Eine österreichische Kampagne verbindet Armutsbekämpfung und Klimaschutz
Österreich wird das selbst gesteckte Kyoto-Ziel zum Klimaschutz nicht erreichen, wenn die armen Haushalte nicht einbezogen werden. Das meinen Greenpeace und die Armutskonferenz, die Mitte August einen Plan vorgelegt haben, der es auch den benachteiligten Bevölkerungsschichten ermöglichen soll, einen Beitrag zu leisten.
Um 13 Prozent statt 8 Prozent, wie von der Europäischen Union vorgegeben, will Österreich bis 2013 die Treibhausgasemissionen gegenüber dem Niveau von 1990 reduzieren. Allerdings geht der Trend in die entgegengesetzte Richtung: Die Alpenrepublik bläst heute mehr CO2 in die Atmosphäre als vor 18 Jahren und liegt laut Energieexperten satte 36 Prozent über dem Kyoto-Ziel. Ohne einen radikalen Kurswechsel in der Energiepolitik ist das Ziel deshalb nicht zu erreichen.
Doch gerade arme Menschen, die von den hohen Energiepreisen besonders belastet sind, haben nicht die Mittel, energiesparende Heizungen in ihre Wohnungen einzubauen oder ihre Fenster abzudichten. Greenpeace und die Armutskonferenz, ein 1995 gegründetes Netzwerk von Sozialorganisationen, thematisieren, was selten ausgesprochen wird: Umweltschutz kostet Geld, das viele einfach nicht aufbringen können. „Für ein energieunabhängiges Österreich – Gemeinsam gegen Armut und Klimawandel“ heißt deshalb die Devise der beiden Organisationen. In einem offenen Brief fordern sie alle politischen Parteien, die zu den vorgezogenen Nationalratswahlen am 28. September antreten, dazu auf, zu dieser Frage Stellung zu nehmen. Ziel der Aktion ist es, die Bevölkerung rechtzeitig vor der Wahl über die Positionen der Parteien zu informieren.

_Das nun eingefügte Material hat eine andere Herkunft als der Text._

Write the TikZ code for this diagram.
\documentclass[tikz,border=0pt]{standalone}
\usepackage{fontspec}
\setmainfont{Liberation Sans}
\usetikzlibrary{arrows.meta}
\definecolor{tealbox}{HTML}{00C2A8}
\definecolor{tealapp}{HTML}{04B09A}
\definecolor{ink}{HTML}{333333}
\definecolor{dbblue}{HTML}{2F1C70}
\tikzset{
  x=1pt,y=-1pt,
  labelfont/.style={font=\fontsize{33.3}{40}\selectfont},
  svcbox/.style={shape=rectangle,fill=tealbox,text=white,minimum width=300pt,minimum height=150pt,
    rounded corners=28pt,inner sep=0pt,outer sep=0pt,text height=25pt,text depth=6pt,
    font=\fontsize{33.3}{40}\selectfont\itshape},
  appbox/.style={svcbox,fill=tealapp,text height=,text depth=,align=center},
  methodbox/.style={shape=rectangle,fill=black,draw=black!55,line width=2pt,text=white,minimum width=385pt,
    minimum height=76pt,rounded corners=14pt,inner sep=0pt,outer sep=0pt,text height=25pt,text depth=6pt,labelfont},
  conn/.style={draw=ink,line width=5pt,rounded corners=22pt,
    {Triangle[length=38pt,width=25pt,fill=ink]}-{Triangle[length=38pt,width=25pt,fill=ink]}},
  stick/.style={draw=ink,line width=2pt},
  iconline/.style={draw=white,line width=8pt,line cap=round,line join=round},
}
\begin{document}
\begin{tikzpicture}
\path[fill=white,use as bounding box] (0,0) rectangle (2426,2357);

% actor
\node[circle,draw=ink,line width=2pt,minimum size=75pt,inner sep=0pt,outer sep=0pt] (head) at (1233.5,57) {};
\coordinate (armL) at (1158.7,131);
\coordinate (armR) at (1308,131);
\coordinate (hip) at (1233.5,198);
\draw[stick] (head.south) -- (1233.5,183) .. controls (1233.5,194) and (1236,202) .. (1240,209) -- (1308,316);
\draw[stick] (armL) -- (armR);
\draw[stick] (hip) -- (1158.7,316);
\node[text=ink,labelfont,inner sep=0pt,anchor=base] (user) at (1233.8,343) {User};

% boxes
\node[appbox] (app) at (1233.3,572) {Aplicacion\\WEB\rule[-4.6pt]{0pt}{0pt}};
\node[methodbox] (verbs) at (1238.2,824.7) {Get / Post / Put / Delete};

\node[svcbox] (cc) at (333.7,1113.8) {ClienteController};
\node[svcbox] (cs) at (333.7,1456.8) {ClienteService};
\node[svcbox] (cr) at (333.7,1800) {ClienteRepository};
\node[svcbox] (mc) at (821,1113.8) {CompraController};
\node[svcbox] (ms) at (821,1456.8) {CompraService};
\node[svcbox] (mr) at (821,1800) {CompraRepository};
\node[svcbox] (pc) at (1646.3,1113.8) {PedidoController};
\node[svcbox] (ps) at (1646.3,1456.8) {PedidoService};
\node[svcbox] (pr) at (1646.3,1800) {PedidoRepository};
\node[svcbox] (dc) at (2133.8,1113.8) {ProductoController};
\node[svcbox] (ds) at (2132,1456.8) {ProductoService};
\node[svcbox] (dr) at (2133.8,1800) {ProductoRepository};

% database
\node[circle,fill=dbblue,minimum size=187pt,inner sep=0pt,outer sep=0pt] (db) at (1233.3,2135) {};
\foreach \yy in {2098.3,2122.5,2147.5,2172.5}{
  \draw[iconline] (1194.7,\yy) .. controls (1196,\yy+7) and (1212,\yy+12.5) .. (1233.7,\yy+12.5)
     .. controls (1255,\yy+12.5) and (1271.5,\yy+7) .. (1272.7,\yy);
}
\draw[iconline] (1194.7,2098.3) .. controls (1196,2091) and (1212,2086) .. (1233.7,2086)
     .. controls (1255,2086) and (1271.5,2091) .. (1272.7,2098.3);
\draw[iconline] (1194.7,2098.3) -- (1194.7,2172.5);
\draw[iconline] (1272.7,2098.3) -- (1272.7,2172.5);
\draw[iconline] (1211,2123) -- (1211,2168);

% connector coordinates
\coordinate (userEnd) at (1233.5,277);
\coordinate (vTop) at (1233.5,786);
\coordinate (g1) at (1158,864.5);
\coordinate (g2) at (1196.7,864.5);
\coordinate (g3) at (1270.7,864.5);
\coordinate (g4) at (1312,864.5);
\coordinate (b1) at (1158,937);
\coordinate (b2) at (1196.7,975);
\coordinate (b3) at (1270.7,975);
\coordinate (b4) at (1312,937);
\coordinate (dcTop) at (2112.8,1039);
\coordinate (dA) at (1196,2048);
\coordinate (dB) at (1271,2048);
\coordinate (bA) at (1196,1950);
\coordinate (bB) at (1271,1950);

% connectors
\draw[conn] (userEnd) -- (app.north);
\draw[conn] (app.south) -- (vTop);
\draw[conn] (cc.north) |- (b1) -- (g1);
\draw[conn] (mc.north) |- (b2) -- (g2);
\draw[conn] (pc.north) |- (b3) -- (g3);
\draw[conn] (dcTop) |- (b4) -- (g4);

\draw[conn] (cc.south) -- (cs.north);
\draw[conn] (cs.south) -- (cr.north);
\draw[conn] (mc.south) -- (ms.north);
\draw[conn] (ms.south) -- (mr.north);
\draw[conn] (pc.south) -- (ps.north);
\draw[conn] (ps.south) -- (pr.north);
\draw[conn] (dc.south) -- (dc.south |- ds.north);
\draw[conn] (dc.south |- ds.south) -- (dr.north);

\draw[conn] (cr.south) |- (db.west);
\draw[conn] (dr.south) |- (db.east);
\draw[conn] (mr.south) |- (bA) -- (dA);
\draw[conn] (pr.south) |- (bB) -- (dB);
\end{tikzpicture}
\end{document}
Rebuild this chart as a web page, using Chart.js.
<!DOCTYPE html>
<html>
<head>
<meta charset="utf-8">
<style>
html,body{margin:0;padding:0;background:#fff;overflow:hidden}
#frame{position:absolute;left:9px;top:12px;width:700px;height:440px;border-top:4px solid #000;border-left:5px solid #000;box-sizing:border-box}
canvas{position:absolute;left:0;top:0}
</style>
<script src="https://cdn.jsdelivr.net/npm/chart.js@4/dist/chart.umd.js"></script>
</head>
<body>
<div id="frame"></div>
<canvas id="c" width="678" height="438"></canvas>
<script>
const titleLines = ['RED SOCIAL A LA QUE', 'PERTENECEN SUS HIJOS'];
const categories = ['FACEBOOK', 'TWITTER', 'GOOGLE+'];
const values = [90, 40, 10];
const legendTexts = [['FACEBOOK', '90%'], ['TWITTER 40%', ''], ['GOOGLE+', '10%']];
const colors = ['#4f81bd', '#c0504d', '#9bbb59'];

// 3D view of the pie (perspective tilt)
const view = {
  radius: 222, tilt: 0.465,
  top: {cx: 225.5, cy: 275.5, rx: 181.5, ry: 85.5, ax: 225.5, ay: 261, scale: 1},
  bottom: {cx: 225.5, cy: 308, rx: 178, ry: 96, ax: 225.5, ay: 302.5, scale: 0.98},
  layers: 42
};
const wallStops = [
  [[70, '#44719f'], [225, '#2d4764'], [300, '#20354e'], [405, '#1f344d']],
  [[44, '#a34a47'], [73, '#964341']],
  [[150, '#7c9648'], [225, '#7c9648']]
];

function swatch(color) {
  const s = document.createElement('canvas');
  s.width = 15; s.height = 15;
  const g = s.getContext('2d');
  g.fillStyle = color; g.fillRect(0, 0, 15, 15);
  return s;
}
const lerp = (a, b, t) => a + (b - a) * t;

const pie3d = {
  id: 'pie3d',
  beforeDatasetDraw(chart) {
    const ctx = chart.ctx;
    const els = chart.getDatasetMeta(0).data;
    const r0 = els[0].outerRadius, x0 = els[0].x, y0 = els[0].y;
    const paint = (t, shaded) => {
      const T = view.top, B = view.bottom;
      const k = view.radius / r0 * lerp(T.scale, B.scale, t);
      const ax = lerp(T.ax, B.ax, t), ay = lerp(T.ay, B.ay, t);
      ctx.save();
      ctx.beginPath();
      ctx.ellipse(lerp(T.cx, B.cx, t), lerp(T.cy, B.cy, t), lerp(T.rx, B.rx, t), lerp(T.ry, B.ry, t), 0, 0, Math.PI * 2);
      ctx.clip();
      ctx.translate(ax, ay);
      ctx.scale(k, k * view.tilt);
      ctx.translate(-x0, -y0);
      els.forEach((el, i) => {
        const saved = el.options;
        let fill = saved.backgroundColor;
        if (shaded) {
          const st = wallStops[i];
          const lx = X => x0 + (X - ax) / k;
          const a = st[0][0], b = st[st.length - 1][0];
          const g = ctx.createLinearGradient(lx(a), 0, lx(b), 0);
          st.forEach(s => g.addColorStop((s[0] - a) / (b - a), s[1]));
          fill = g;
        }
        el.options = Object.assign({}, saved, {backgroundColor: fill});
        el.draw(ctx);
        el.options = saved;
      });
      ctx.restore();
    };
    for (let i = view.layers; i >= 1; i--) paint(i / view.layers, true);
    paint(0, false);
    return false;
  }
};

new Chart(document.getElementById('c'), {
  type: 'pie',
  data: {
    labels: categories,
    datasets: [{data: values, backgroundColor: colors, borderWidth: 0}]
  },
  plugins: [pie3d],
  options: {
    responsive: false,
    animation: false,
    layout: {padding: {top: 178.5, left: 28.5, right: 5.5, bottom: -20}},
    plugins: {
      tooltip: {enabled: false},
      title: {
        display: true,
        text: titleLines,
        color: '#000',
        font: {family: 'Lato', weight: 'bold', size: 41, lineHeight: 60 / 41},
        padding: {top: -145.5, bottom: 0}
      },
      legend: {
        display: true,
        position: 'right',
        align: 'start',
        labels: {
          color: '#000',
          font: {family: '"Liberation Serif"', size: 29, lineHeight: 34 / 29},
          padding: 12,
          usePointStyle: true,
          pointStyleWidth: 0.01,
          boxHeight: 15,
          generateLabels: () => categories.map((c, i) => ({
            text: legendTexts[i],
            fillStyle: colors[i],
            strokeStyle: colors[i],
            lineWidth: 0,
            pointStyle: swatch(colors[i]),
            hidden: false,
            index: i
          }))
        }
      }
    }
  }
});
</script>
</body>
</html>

„Wir haben jetzt laut Armutsbericht 313.000 Menschen in Österreich, die sich ihre Wohnung nicht angemessen warm halten können. Wenn man nichts tut, wird diese Zahl langfristig auf eine halbe Million ansteigen“, sagte der Sozialexperte Martin Schenk von der Armutskonferenz bei der Vorstellung des Forderungskatalogs. „Die Politik darf nicht nur kurzfristige Wahlzuckerln setzen, sondern muss einen langfristigen Entwurf vorlegen.“ Alexander Egit, Geschäftsführer von Greenpeace-Österreich, erklärte: „Reiche Menschen haben die Möglichkeit umzusteigen und für einen Fahrschein oder für Öl oder Gas gegebenenfalls mehr zu zahlen. Ärmeren Menschen ist dieser Weg verwehrt. Wenn sozial Benachteiligte hier entlastet werden könnten, dann wäre das gut für die sozial Schwachen, aber auch für das Klima.“
Die Politik müsse den Umstieg auf nachhaltige Energieformen fördern. Statt auf den Emissionshandel zu setzen, um das Kyoto-Ziel zu erreichen, solle die Regierung die Abhängigkeit von Erdöl und Erdgas verringern und vor allem die Energieeffizienz steigern. Egit schätzt das österreichische Potenzial für Einsparungen auf 40 bis 50 Prozent. Martin Schenk wünscht sich, dass die öffentliche Wohnbauförderung künftig auf energieeffiziente Häuser beschränkt wird: „Das wäre eine große Chance, um langfristig die Energiekosten bei armutsgefährdeten Personen zu reduzieren. Wenn man in einem Gemeindebau wohnt, kann man nicht selbst Wärme dämmen. Da muss Unterstützung gewährt werden.“ Greenpeace und die Armutskonferenz haben den Parteien bis zum 4. September Zeit gegeben, auf ihren Brief zu antworten.